NEW YORK -- Lower prices and improved Web site usability and customer service should boost online holiday spending, Rochester, N.Y.-based Harris Interactive said Monday.
The Holiday eSpending Report, created jointly by Harris Interactive, New York-based financial services firm Goldman, Sachs, & Co., and New York-based Nielsen//NetRatings, is based on a weekly national survey of approximately 1,000 randomly selected online shoppers.
Factors drawing shoppers online include increased comfort with online shopping, greater category breadth, improved site usability, better customer service, and competitive prices.

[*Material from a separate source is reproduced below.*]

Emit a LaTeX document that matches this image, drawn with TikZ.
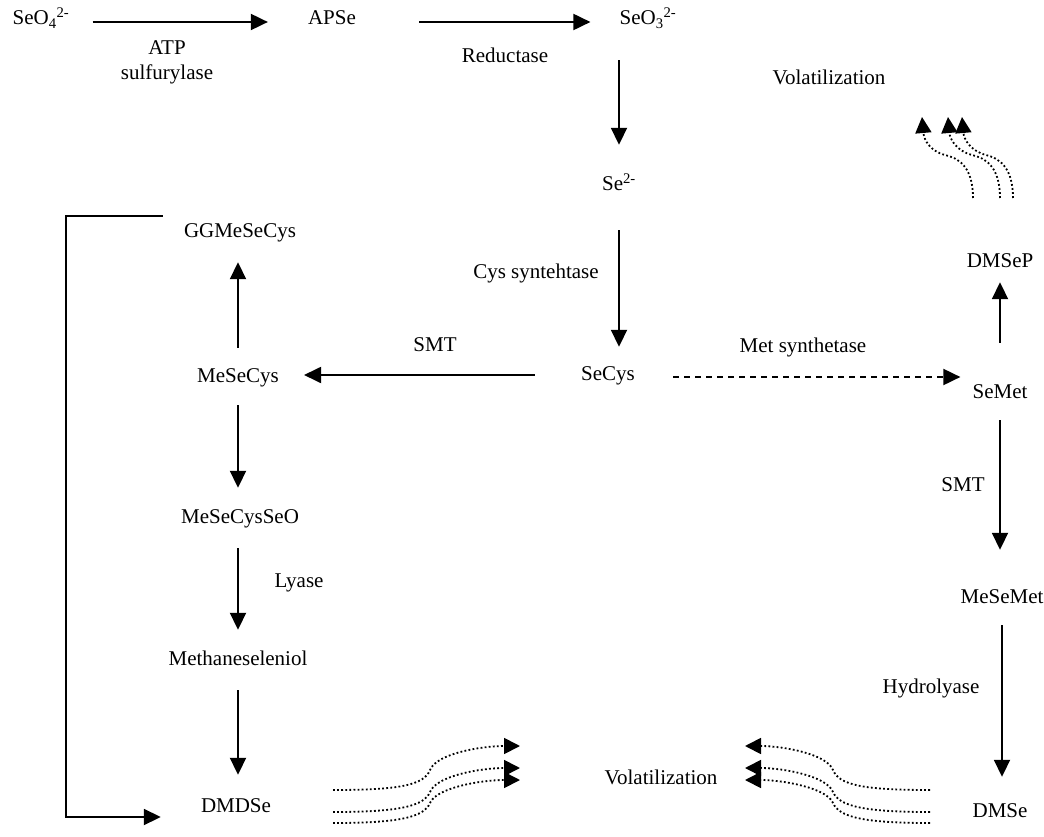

Several categories could see online retail growth this holiday season: toys and games, home and garden, computers and consumer electronics, brick and mortar retailer/apparel (as shoppers try out products in-store before buying them online), and books, music and DVDs.
According to last year's eSpending Report released in January 2004, online shoppers spent a record $18.5 billion online, excluding travel, during the 2003 holiday season. That reflected a 30 percent year-over-year increase in spending.
Categories that generated the greatest revenue during the 2003 holiday season included apparel ($3.7 billion), toys/video games ($2.2 billion), consumer electronics ($2 billion), computer hardware and peripherals ($1.7 billion), and videos/DVDs ($1.6 billion).